Law School Preparation
Choosing A Major
Law is an incredibly diverse profession, and because of this, there is no one particular major that provides a student with a definitive background for its study. While the majors of History, English, Political Science, Philosophy, or Business have traditionally been considered as preparation for law school, it is equally true that any major will lead to success in a law career. The most important first step that any student interested in law can make is to choose a major in which the student excels, which can be any major that interests the student. The University at Albany has many excellent majors, all of which are listed here.
Admission Requirements for Law School
While there is no particular major that is considered to be "pre-law," there are certain basic requirements for admission to law school: the successful completion of the Bachelor's degree; a competitive undergraduate grade point average; and a competitive score on the Law School Admissions Test. Additionally, many personal factors are considered. Even though there is no single major that predicts a successful career in law, there are certain skills that will be necessary to ensure that success; students should choose their classes wisely to develop those skills.
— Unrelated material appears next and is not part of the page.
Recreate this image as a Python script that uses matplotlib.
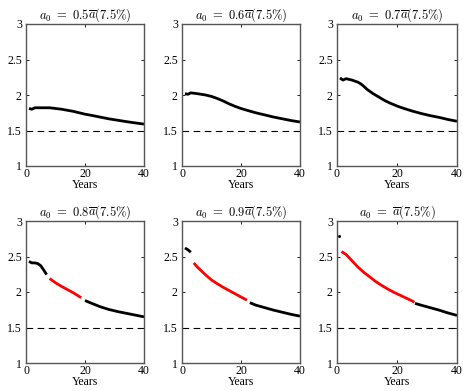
import matplotlib
matplotlib.use("Agg")
import matplotlib.pyplot as plt

plt.rcParams['mathtext.fontset'] = 'cm'
plt.rcParams['font.family'] = ['Liberation Serif', 'DejaVu Serif']

titles = [r"$a_0\ =\ 0.5\overline{a}(7.5\%)$", r"$a_0\ =\ 0.6\overline{a}(7.5\%)$",
          r"$a_0\ =\ 0.7\overline{a}(7.5\%)$", r"$a_0\ =\ 0.8\overline{a}(7.5\%)$",
          r"$a_0\ =\ 0.9\overline{a}(7.5\%)$", r"$a_0\ =\ \overline{a}(7.5\%)$"]

# Panel 1 (0.5)
p1_x = [1, 2, 3, 5, 8, 10, 12, 14, 16, 18, 20, 22, 25, 28, 31, 34, 37, 40]
p1_y = [1.81, 1.80, 1.82, 1.82, 1.82, 1.81, 1.80, 1.785, 1.77, 1.75, 1.73, 1.715, 1.69, 1.665, 1.645, 1.625, 1.607, 1.59]
# Panel 2 (0.6)
p2_x = [1, 2, 3, 5, 8, 10, 12, 14, 16, 18, 20, 22, 25, 28, 31, 34, 37, 40]
p2_y = [2.02, 2.01, 2.03, 2.02, 2.00, 1.98, 1.95, 1.915, 1.875, 1.84, 1.81, 1.785, 1.75, 1.72, 1.69, 1.665, 1.64, 1.62]
# Panel 3 (0.7)
p3_x = [1, 2, 3, 5, 7, 8, 9, 10, 12, 14, 16, 18, 20, 22, 25, 28, 31, 34, 37, 40]
p3_y = [2.24, 2.21, 2.23, 2.21, 2.18, 2.155, 2.12, 2.08, 2.02, 1.97, 1.92, 1.88, 1.845, 1.815, 1.775, 1.74, 1.71, 1.685, 1.655, 1.63]
# Panel 4 (0.8)
p4_bx1 = [1, 2, 3, 4, 5, 6, 7]
p4_by1 = [2.43, 2.41, 2.41, 2.40, 2.37, 2.31, 2.245]
p4_rx = [8, 10, 12, 14, 16, 18.7]
p4_ry = [2.19, 2.13, 2.08, 2.035, 1.99, 1.92]
p4_bx2 = [20, 22, 25, 28, 31, 34, 37, 40]
p4_by2 = [1.88, 1.845, 1.795, 1.755, 1.725, 1.70, 1.675, 1.65]
# Panel 5 (0.9)
p5_bx1 = [1, 2, 3]
p5_by1 = [2.62, 2.595, 2.56]
p5_rx = [4, 5, 6, 8, 10, 12, 14, 16, 18, 20, 22]
p5_ry = [2.41, 2.36, 2.32, 2.24, 2.17, 2.115, 2.065, 2.02, 1.975, 1.93, 1.885]
p5_bx2 = [23, 25, 28, 31, 34, 37, 40]
p5_by2 = [1.85, 1.815, 1.78, 1.745, 1.715, 1.685, 1.66]
# Panel 6 (1.0)
p6_bx1 = [0.5]
p6_by1 = [2.79]
p6_rx = [1.5, 2, 3, 5, 7, 9, 11, 13, 15, 17, 19, 21, 23, 25, 25.8]
p6_ry = [2.57, 2.555, 2.53, 2.44, 2.35, 2.275, 2.21, 2.145, 2.09, 2.04, 1.995, 1.955, 1.915, 1.875, 1.855]
p6_bx2 = [26, 28, 31, 34, 37, 40]
p6_by2 = [1.84, 1.815, 1.78, 1.745, 1.705, 1.67]

benchmark = 1.5
xticks = [0, 20, 40]
yticks = [1, 1.5, 2, 2.5, 3]
ytick_labels = ["1", "1.5", "2", "2.5", "3"]

fig = plt.figure(figsize=(4.63, 3.91), dpi=100)
W, H = 463, 391
lefts = [26, 182, 337]
widths = [118, 118, 120]
tops = [24, 221]
hgt = 142

panels = [
    [(p1_x, p1_y, 'k')],
    [(p2_x, p2_y, 'k')],
    [(p3_x, p3_y, 'k')],
    [(p4_bx1, p4_by1, 'k'), (p4_rx, p4_ry, 'r'), (p4_bx2, p4_by2, 'k')],
    [(p5_bx1, p5_by1, 'k'), (p5_rx, p5_ry, 'r'), (p5_bx2, p5_by2, 'k')],
    [(p6_bx1, p6_by1, 'k'), (p6_rx, p6_ry, 'r'), (p6_bx2, p6_by2, 'k')],
]

for i in range(6):
    r, c = divmod(i, 3)
    ax = fig.add_axes([lefts[c] / W, 1 - (tops[r] + hgt) / H, widths[c] / W, hgt / H])
    for xs, ys, col in panels[i]:
        if len(xs) == 1:
            ax.plot(xs, ys, 's', color=col, ms=1.0)
        else:
            ax.plot(xs, ys, '-', color=col, lw=2.0, solid_capstyle='butt',
                    solid_joinstyle='round')
    ax.axhline(benchmark, color='k', ls=(0, (6, 4)), lw=0.8)
    ax.set_xlim(0, 40)
    ax.set_ylim(1, 3)
    ax.set_xticks(xticks)
    ax.set_yticks(yticks)
    ax.set_yticklabels(ytick_labels)
    ax.tick_params(direction='in', top=True, right=True, length=2.5, width=0.6,
                   labelsize=8.5, pad=3)
    ax.tick_params(axis='x', pad=1.5)
    for s in ax.spines.values():
        s.set_color('#555555')
        s.set_linewidth(1.0)
    ax.set_xlabel("Years", fontsize=8.5, labelpad=-1)
    ax.set_title(titles[i], fontsize=9, pad=4)

fig.savefig("out.png", dpi=100)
Language skills are of the utmost importance for success in the legal profession, and chief among these skills is writing; students should look for classes that aim to strengthen technical skills such as grammar, and also choose classes which require essay examinations and analytical written work. Oral communication is another important language skill, since those in the legal profession must be able to clearly and effectively convey their meaning through the spoken word; speech classes or those classes that require oral presentations help build oral communication skills. Reading and oral comprehension skills are also crucial, both in law school and in the profession.
Critical Thinking and the LSAT
In addition to the language skills, students should work to develop their critical thinking skills; these skills are the basis of all success in the legal profession. It is because of the importance of these skills that logic and analytical reasoning problems account for three-quarters of the scored portion of the Law School Admissions Test. Courses in foreign languages, English, mathematics and physical sciences, economics, philosophy, are useful in developing quantitative and verbal reasoning skills. Students will also need to have an awareness of people and society, to better understand how individuals and groups function; classes that would be useful for this would be sociology, psychology, history, literature, and philosophy. Students should also develop their general research skills by choosing classes in which a research project is a critical component.
Other Important Factors
Although the grade point average and the LSAT score are important, there are many other factors that law schools consider when making a decision. Campus involvement, community service, internships in the legal field, and an overall commitment to helping others would be very useful to someone interested in law as a profession.